De Big à Little Brother : soignants ou flics, il faut choisir !

Quelle est la capitale européenne qui détient le record de densité au m2 des fonctionnaires de police en tenue dans ses rues : une capitale de « sauvages » balkaniques, certainement ! Non, vous n’y êtes pas. Risquons-nous : de grandes capitales d’Europe occidentale particulièrement visées par le terrorisme : Londres, Madrid ? Raté. Bingo, vous l’aviez deviné : Paris.

Et maintenant, qu’en est-il des mêmes fonctionnaires en civil ? Mais ici, comment le savoir, puisque, par définition, ils ne sont distinguables ni de vous, ni de moi ? On pourrait imaginer, qu’étant invisibles, l’Etat se prive encore moins de les avoir multipliés ?

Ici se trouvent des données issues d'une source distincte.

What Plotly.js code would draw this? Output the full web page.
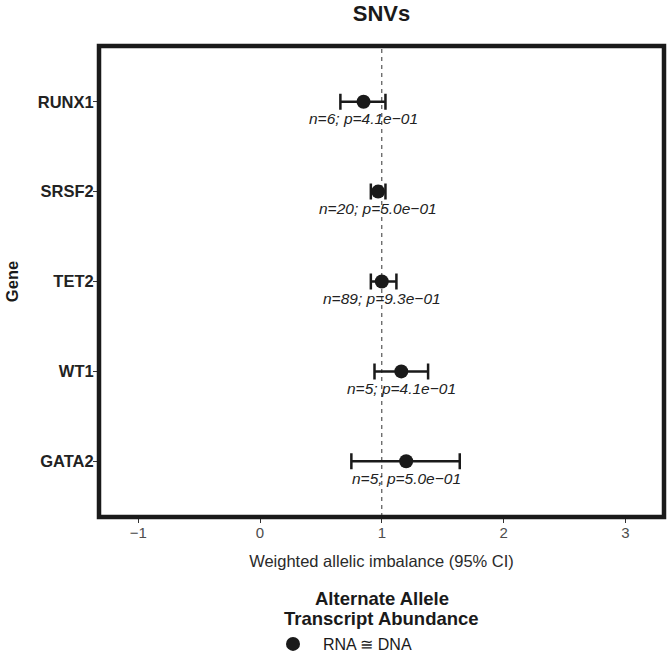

Eh bien, il faut croire que non, qu’on manque encore et toujours de Grand Yeux, de Grandes Oreilles, puisque les Pouvoirs publics entreprennent, avec Little Brother passé aux commandes du ministère de l’Intérieur au ministère de la Totalité, une campagne de recrutement sans précédent.

Les faits :
-  Octobre 2006, à Nantes, une femme sans papiers, Mama Tacko Galledou est expulsée par la PAF (Police de l’Air et des Frontières), alertée de sa sortie imminente de l’hôpital par un agent hospitalier zélé (Libération : 27 octobre 2006).
-  Novembre 2007, à Toulouse, la préfecture de Haute-Garonne annonce qu’elle monte un « groupe de référents » dans les administrations telles que la CAF, les ASSEDIC, la Ddass… dont l’objet est d’alerter la PAF en cas de doute sur l’authenticité des documents fournis par des étrangers (Libération : 26 novembre 2007).
-  Novembre 2007, encore : dans le Pas-de-Calais, deux assistantes sociales de Terre d’Asile sont placées en garde à vue pour avoir simplement effectué les tâches habituelles dévolues à cette association ayant pourtant pignon sur rue (Communiqué de presse de France-Terre d’Asile du 22 novembre 2007).
-  Décembre 2007, janvier 2008, l’étau se resserre autour des médecins libéraux eux-mêmes, sommés de participer à l’Opération de Flicage Généralisée : leur formation sera désormais orientée non plus sur le mieux soigner, mais le mieux surveiller. Le système se renforce encore par la délégation des contrôles des arrêts maladie non plus aux médecins conseils de l’Assurance maladie, mais à des médecins directement payés par les patrons, enrôlés au sein de cabinets de recrutement.

Ces faits sont mis bout à bout sur notre site par les collaborateurs de Pratiques - voir les articles de Jacques Richaud (rubrique : « Ils ont écrit ») et Didier Ménard (rubrique : « Billet d’humeur »), Marie Kayzer (Rubrique : « Actualité ») notamment ; voir aussi celui de Noëlle Lasne (rubrique : « Lire Pratiques »), quant à l’étendue du complot (cela s’appelle bien ainsi, en bon français ?) destiné à priver d’aide médicale tous les étrangers en situation irrégulière : sommes astronomiques qui leur sont demandées, suite à une hospitalisation, poursuites engagées auprès de ceux qui les hébergent, etc.

Certes, les faits rapportés ci-dessus ne sont pas de même nature : délation, arrestations d’un côté, incitations, surveillance de l’autre. Dans le cas des premiers, des polémiques, quant à l’existence d’instructions explicites visant à impliquer les personnels dans la répression, ont même opposé les dirigeants d’hôpitaux à des syndicats (communiqué SUD-CGT des hôpitaux de Marseille et réponse de M. Guy Vallet, Directeur général de l’AP-HM).

Il n’empêche, l’accumulation de ces éléments laisse planer un doute.

Les ministres sont désormais « évalués » selon des critères élaborés par un cabinet privé. La qualité de nos soins le sera-t-elle, dans un premier temps, par le directeur des Renseignements généraux, avant de l’être, une fois ces derniers privatisés, par la milice adéquate ?

Bienvenue au règne de Little Brother, un nouveau métier est né : celui de Flic-Soignant.